Servings: 6


  • 3 medium bell peppers - red, orange and yellow are the sweetest

  • 1 cup cooked quinoa

  • 1 cup cooked lentils

  • 1 1/2 tbsp olive oil, divided

  • 1 onion, diced

  • 1/2 cup whole cashews

  • 2 large cloves of garlic, minced

  • 1 tsp dried basil

  • 1 tbsp minced fresh thyme

  • 3-4 sun dried tomatoes rehydrated and chopped (optional)

  • generous handful of chopped kale

  • 2 tbsp water

  • salt & pepper, to taste


  1. Preheat the oven to 400 degrees. 

  2. Cut the peppers in half through the stalks and scoop out the sides and any white membrane.  Place the peppers, cut side up on a baking sheet, drizzle with ½ tbsp of the oil and bake for 20-25 minutes, until the peppers are just tender.

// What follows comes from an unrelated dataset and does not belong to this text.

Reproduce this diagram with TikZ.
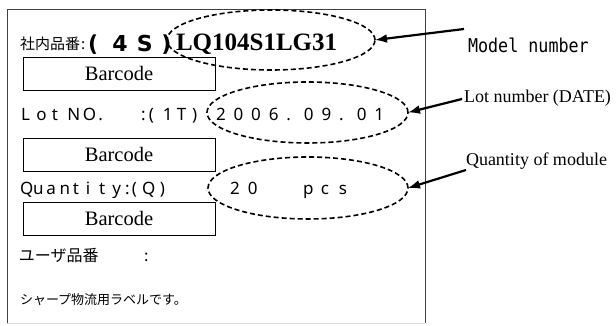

  3. Heat the remaining tbsp. of oil in a large frying pan over medium heat.  Add the onion and cashews and cook, stirring, for approx. 5 minutes, or until the cashews are beginning to brown and the onion is translucent.  Add the garlic, herbs and sun dried tomatoes (if using) and cook for a further minute.  Add the kale and water and cook for another 2 minutes.  Finally, add the cooked quinoa and lentils, stir and season to taste.

  4. Carefully spoon the filling mixture into the pepper halves and return to the oven for 10 minutes.

Serve warm with a green salad for a hearty meal.